Au-delà du caractère intensif des séjours (foisonnement des rencontres, des visites ou adaptation des cours au pays d’accueil), l’expérience culturelle demeure le dénominateur commun entre les séjours des professeurs et ceux des étudiants. L’accueil chaleureux, la confrontation aux autres réalités des universités étrangères, les échanges intellectuels ou même l’intégration à des moments de la vie locale sont au cœur de l’engouement affiché à 99%. « J’ai ainsi été invitée à la fête d’anniversaire d’une des collègues sur place et à une réunion du parti socialiste français », raconte Bernadette Mouvet, qui dirige le service de méthodologie des innovations scolaires. Partie cinq jours à l’université de Paris X, elle insiste : « N’hésitez pas à dire que je suis enchantée, reconnaissante, enthousiaste et que je félicite l’administration de l’ULg pour son soutien et son efficacité. »

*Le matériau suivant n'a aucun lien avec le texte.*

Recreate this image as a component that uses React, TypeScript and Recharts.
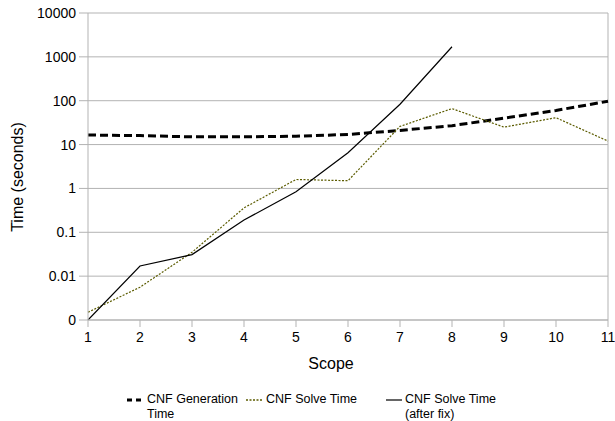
import {
  LineChart,
  Line,
  XAxis,
  YAxis,
  CartesianGrid,
  ReferenceLine,
} from 'recharts';

const scope = [1, 2, 3, 4, 5, 6, 7, 8, 9, 10, 11];
const generationTime = [16.5, 16, 15, 15, 15.5, 17, 21, 27, 40, 60, 97];
const solveTime = [0.0015, 0.0056, 0.035, 0.36, 1.6, 1.5, 26, 66, 25, 41, 12];
const solveTimeFixed = [0.001, 0.017, 0.031, 0.19, 0.84, 6.5, 83, 1700, null, null, null];
const yTicks = [0.001, 0.01, 0.1, 1, 10, 100, 1000, 10000];
const yTickLabels = ['0', '0.01', '0.1', '1', '10', '100', '1000', '10000'];

const data = scope.map((s, i) => ({
  scope: s,
  gen: generationTime[i],
  solve: solveTime[i],
  fixed: solveTimeFixed[i],
}));

const FONT = '"Liberation Sans", Arial, sans-serif';
const GRID = '#b3b3b3';
const OLIVE = '#5c5c00';

function LegendIcon({ kind }: { kind: string }) {
  if (kind === 'gen') {
    return (
      <svg width={17} height={10}>
        <line x1={0} y1={5} x2={17} y2={5} stroke="#000" strokeWidth={3} strokeDasharray="5 4" />
      </svg>
    );
  }
  if (kind === 'solve') {
    return (
      <svg width={17} height={10}>
        <line x1={0} y1={5} x2={17} y2={5} stroke={OLIVE} strokeWidth={1.3} strokeDasharray="2 1.5" />
      </svg>
    );
  }
  return (
    <svg width={16} height={10}>
      <line x1={0} y1={5} x2={16} y2={5} stroke="#000" strokeWidth={1.2} />
    </svg>
  );
}

const legendItems = [
  { kind: 'gen', left: 127, lines: ['CNF Generation', 'Time'] },
  { kind: 'solve', left: 246, lines: ['CNF Solve Time'] },
  { kind: 'fixed', left: 386, lines: ['CNF Solve Time', '(after fix)'] },
];

function ChartLegend() {
  return (
    <div style={{ fontFamily: FONT, fontSize: 12.5, color: '#000' }}>
      {legendItems.map((item) => (
        <div
          key={item.kind}
          style={{ position: 'absolute', left: item.left, top: 392, display: 'flex', alignItems: 'flex-start' }}
        >
          <div style={{ marginTop: 2, marginRight: 3, height: 10 }}>
            <LegendIcon kind={item.kind} />
          </div>
          <div style={{ lineHeight: '15px', whiteSpace: 'nowrap' }}>
            {item.lines.map((l) => (
              <div key={l}>{l}</div>
            ))}
          </div>
        </div>
      ))}
    </div>
  );
}

function YTitle() {
  return (
    <text
      x={17}
      y={177}
      transform="rotate(-90, 17, 177)"
      textAnchor="middle"
      dominantBaseline="central"
      fontSize={16}
      fill="#000"
      fontFamily={FONT}
    >
      Time (seconds)
    </text>
  );
}

function XTitle() {
  return (
    <text
      x={331}
      y={363}
      textAnchor="middle"
      dominantBaseline="central"
      fontSize={16}
      fill="#000"
      fontFamily={FONT}
    >
      Scope
    </text>
  );
}

export default function App() {
  return (
    <div style={{ position: 'absolute', left: 0, top: 0, width: 615, height: 421, background: '#fff' }}>
      <LineChart
        width={615}
        height={421}
        data={data}
        margin={{ top: 13, right: 7, left: 0, bottom: 71 }}
        style={{ fontFamily: FONT }}
      >
        <CartesianGrid vertical={false} stroke={GRID} strokeWidth={1} />
        <ReferenceLine x={11} stroke={GRID} />
        <XAxis
          dataKey="scope"
          type="number"
          domain={[1, 11]}
          ticks={scope}
          height={30}
          stroke={GRID}
          tickSize={7}
          tickMargin={5}
          tick={{ fontSize: 14, fill: '#000' }}
          label={<XTitle />}
          interval={0}
        />
        <YAxis
          scale="log"
          domain={[0.001, 10000]}
          ticks={yTicks}
          allowDataOverflow
          width={88}
          stroke={GRID}
          tickSize={9}
          tickMargin={3}
          tick={{ fontSize: 14, fill: '#000' }}
          tickFormatter={(v: number) => yTickLabels[yTicks.indexOf(v)] ?? String(v)}
          interval={0}
          label={<YTitle />}
        />
        <Line
          dataKey="gen"
          stroke="#000"
          strokeWidth={3}
          strokeDasharray="8 4"
          dot={false}
          isAnimationActive={false}
        />
        <Line
          dataKey="solve"
          stroke={OLIVE}
          strokeWidth={1.2}
          strokeDasharray="2 1.5"
          dot={false}
          isAnimationActive={false}
        />
        <Line
          dataKey="fixed"
          stroke="#000"
          strokeWidth={1.2}
          dot={false}
          connectNulls={false}
          isAnimationActive={false}
        />
      </LineChart>
      <ChartLegend />
    </div>
  );
}
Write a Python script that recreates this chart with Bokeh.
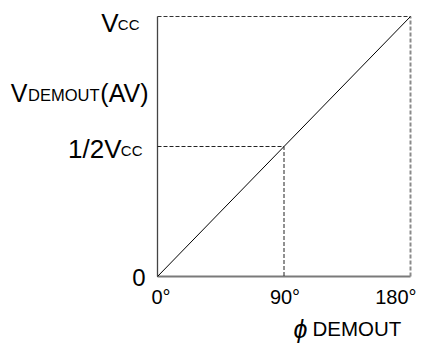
from bokeh.plotting import figure
from bokeh.models import Range1d, Label
from bokeh.embed import file_html
from bokeh.resources import INLINE

# ---- data ----
phase_ticks = [0, 90, 180]            # degrees
phase_labels = ["0°", "90°", "180°"]
level_ticks = [0, 0.5, 1.0]           # fraction of Vcc
phase = [0, 90, 180]                  # transfer curve: phase in degrees
vdemout = [0, 0.5, 1.0]               # average demodulator output (fraction of Vcc)

FONT = "Liberation Sans"
W, H = 422, 344
# frame covers the whole canvas; data 0..180 maps to px 157..410, 0..1 to px 276..16
L, R, T, B = 157, 410, 16, 276
xpx = (R - L) / 180.0
ypx = (B - T) / 1.0

p = figure(width=W, height=H, output_backend="svg", toolbar_location=None,
           x_range=Range1d(-L / xpx, 180 + (W - R) / xpx),
           y_range=Range1d(-(H - B) / ypx, 1 + T / ypx),
           x_axis_type=None, y_axis_type=None,
           min_border=0, min_border_left=0, min_border_right=0,
           min_border_top=0, min_border_bottom=0)
p.outline_line_color = None
p.background_fill_color = "white"
p.border_fill_color = "white"

x0, xm, x1 = phase_ticks
y0, ym, y1 = level_ticks

# frame lines
p.line([x0, x0], [y0, y1], line_color="#444444", line_width=1.3)
p.line([x0, x1], [y0, y0], line_color="#7a7a7a", line_width=2)
p.line([x0, x1], [y1, y1], line_color="#333333", line_width=1, line_dash="4 2")
p.line([x1, x1], [y0, y1], line_color="#8a8a8a", line_width=2, line_dash="4 2")
# half-Vcc guides
p.line([x0, xm, xm], [ym, ym, y0], line_color="#222222", line_width=1, line_dash="4 2")
# transfer curve
p.line(phase, vdemout, line_color="black", line_width=1)


def lab(x, y, text, size, align="left", xo=0, yo=0, style="normal", font=FONT):
    p.add_layout(Label(x=x, y=y, text=text, x_offset=xo, y_offset=yo,
                       text_align=align, text_baseline="alphabetic",
                       text_font=font, text_font_size=f"{size}px",
                       text_font_style=style, text_color="black"))


MAIN, SUB = 26, 15
# left labels (right aligned next to the axis)
lab(x0, y1, "CC", SUB, "right", -18, -8)
lab(x0, y1, "V", MAIN, "right", -39, -6)

ytitle = 0.7045
lab(x0, ytitle, "(AV)", 25, "right", -9, 0)
lab(x0, ytitle, "DEMOUT", 16.5, "right", -58, -2)
lab(x0, ytitle, "V", 25, "right", -130, 0)

lab(x0, ym, "CC", SUB, "right", -15, -4)
lab(x0, ym, "1/2V", MAIN, "right", -36, -2)

lab(x0, y0, "0", 24, "right", -12, -1)

# bottom tick labels
lab(phase_ticks[0], y0, phase_labels[0], 20, "left", -6, -20)
lab(phase_ticks[1], y0, phase_labels[1], 20, "center", 1, -20)
lab(phase_ticks[2], y0, phase_labels[2], 20, "right", 6, -20)

# x title
lab(x0, y0, "ϕ", 25, "left", 136, -52, style="italic", font=FONT)
lab(x0, y0, "DEMOUT", 20.5, "left", 155, -52)

open("out.html", "w").write(file_html(p, INLINE))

Alors, même si le séjour des professeurs ne s’apparente pas à la période de relatives vacances mises en avant par les plus jeunes disciples d’Erasme, il reste ces anecdotes sans lesquelles un Erasmus n’en serait pas un. Michele Johnson a reçu tellement de cadeaux qu’elle a dû payer un supplément de bagages à la compagnie aérienne. Philippe Hubert, lui, n’oubliera pas son premier petit-déjeuner roumain consistant en une omelette costaude, parée de deux énormes saucisses. Ou encore l’alcool de prune à 40° (Tuica) servi à 11h du matin, puis durant tout le repas. Des sourires qui ne font pas oublier la mission essentielle de ces ambassadeurs, tous prêts à repartir : forger l’aura internationale de l’université de Liège.